2. Does prepaying a loan improve my credit score?

It can help indirectly by lowering your debt and improving your debt-to-income situation, but the impact varies. In some cases, closing an installment loan changes your credit mix. I don’t prepay only for credit score reasons—I do it when the math and cash-flow benefits make sense.

3. Can a lender charge a prepayment penalty in the U.S.?

Yes—some mortgages can have prepayment penalties depending on loan type and terms, and you typically agree to this at closing. Always check your loan documents or ask your servicer before you send a large extra payment. 

4. When does prepaying a mortgage not make sense?

If your mortgage rate is low, you’re not fully funded on emergency savings, or you’d be giving up higher-impact goals (like employer match or paying off high-interest debt), prepaying may not be the best use of cash. Also, if you itemize deductions, prepaying reduces mortgage interest paid (and therefore your mortgage interest deduction). 

The bottom line: prepayment is a tool, not a rule

Instead of asking, “Should I prepay my loan?” I’ve learned it’s more useful to ask, “What job do I need this money to do right now?” Sometimes that job is eliminating expensive interest. Other times, it’s preserving liquidity, earning an employer match, or giving you flexibility during uncertain months.
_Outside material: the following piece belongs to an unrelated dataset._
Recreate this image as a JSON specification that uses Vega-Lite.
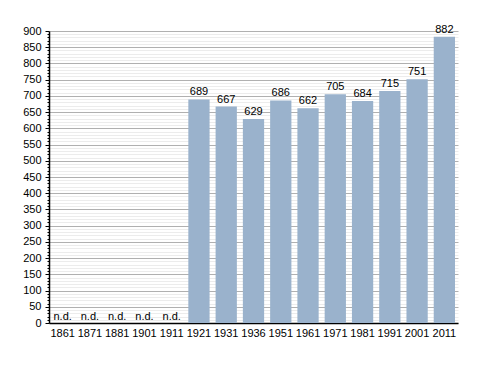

Loan prepayment works best when it’s intentional—not emotional. Running the numbers, understanding your loan terms, and comparing alternatives turns prepayment from a gut decision into a strategic one. You don’t need to choose extremes either. A balanced approach—steady investing alongside occasional extra principal payments—often delivers both financial progress and peace of mind.

If there’s one takeaway, it’s this: the best financial move isn’t always the fastest way to be debt-free—it’s the one that strengthens your overall financial position without limiting your future options.